Other notable changes in the second revised text include:

  • entry bans after deportation could last twenty years, rather than ten;
  • while unaccompanied minors would be protected from “return hubs”, families with children would not;
  • public health concerns have been added as grounds to detain someone and/or derogate from other protections in the regulation;
  • the proposal enshrines language giving member states the option to choose between a range of countries to deport someone to (for instance, countries of origin or transit or one with which the EU or member state has a return arrangement);
  • in cases of an age dispute of a possible minor, states are expected to rely on “age assessments completed under previous procedures”;
  • member states are given wider latitude to extend detention beyond 24 months;
  • obligations to detain people in a “humane and dignified manner” have been further diluted;
  • states may issue an entry ban against someone even if they leave the territory before a deportation order is issued;
  • language around what makes someone a security risk has been loosened, from ‘clear’ indications of risk to ‘reasonable’ indications;
  • language around member state obligations to ensure non-refoulement has been loosened; and
  • member states may communicate with “non-recognised third country entities” (i.e. the Taliban) for the purposes of deportations. This does not, however, amount to “diplomatic recognition”. This clause, while in the original Commission proposal, had been removed from the first compromise text.

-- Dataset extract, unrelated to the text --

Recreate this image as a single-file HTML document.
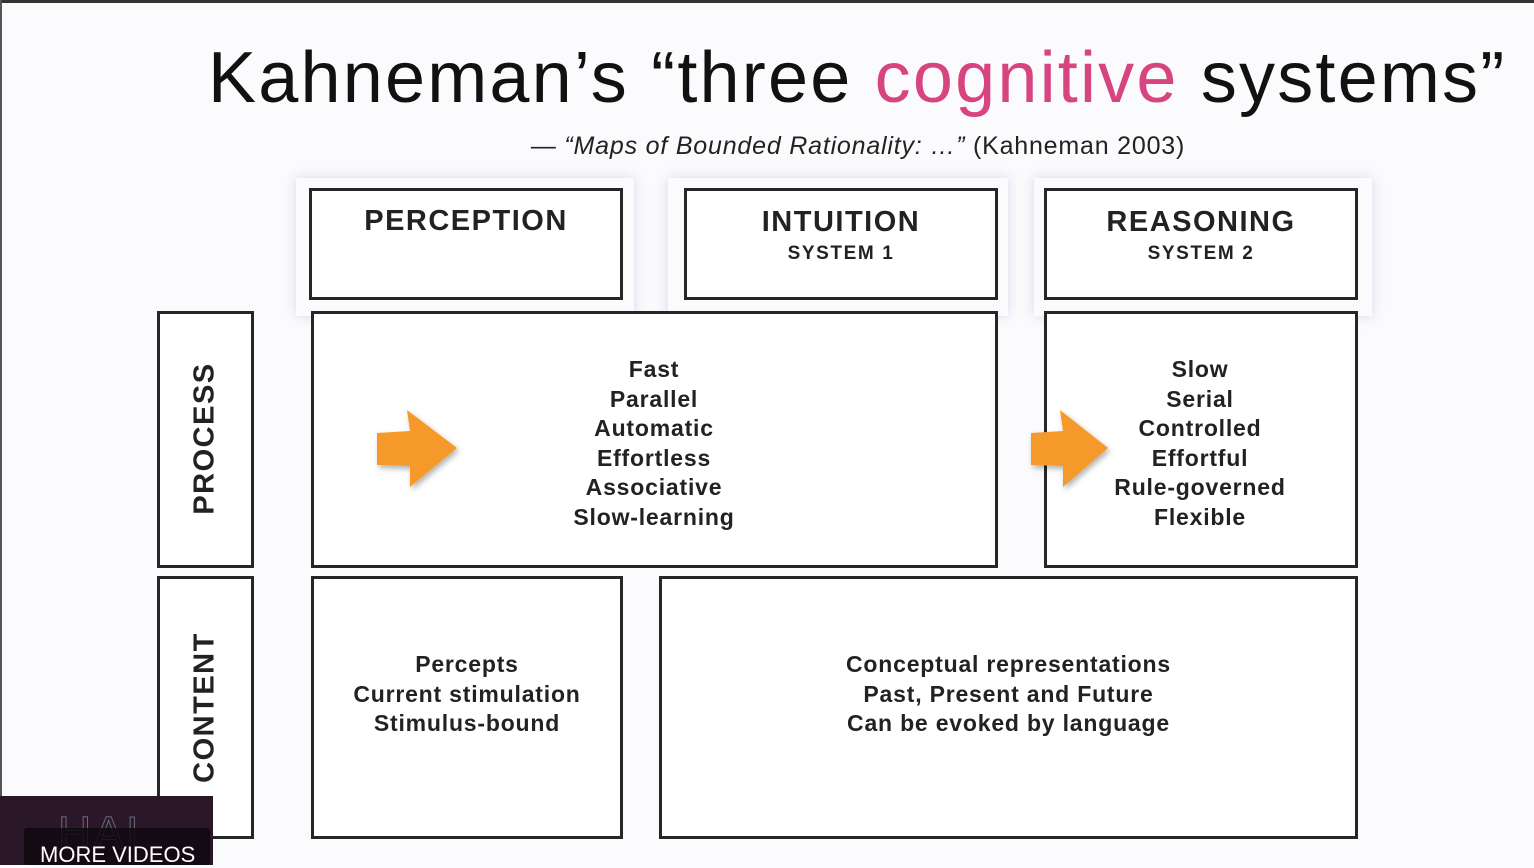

Notably, this compromise text does not include updates on the mutual recognition of deportation orders, one of the thorniest issues (see below).

Member states push for wiggle room on mutual recognition of deportation orders

A paper (pdf) circulated by the Danish presidency on 3 October re-emphasises its desire for more mutual recognition of deportation orders among member states.

A key part of the overall deportation plan, mutual recognition is the subject of much discussion. It appears to be one of the most contentious aspects of the overall process, with the most recent draft of the deportation regulation describing the relevant sections as “not ready”.

The key issue at stake appears to be the mandatory mutual recognition proposed by the Commission:

The Commission’s intention is that mandatory mutual recognition will send a clear message not only to all illegally staying third country nationals, but also to our citizens, that once a return decision is issued in one of the Member States, it will be implemented across the entire Schengen area.

However, some member states have argued that enforced recognition of other member states’ deportation orders may not always be the most efficient strategy and may in fact be more burdensome than just doing it themselves. The Presidency has listened to member state concerns, and proposed relevant exceptions. It also proposed extending the period before recognition becomes mandatory for another three years.

This matter appears to have been discussed further at the Justice and Home Affairs Council meeting 13 October 2025.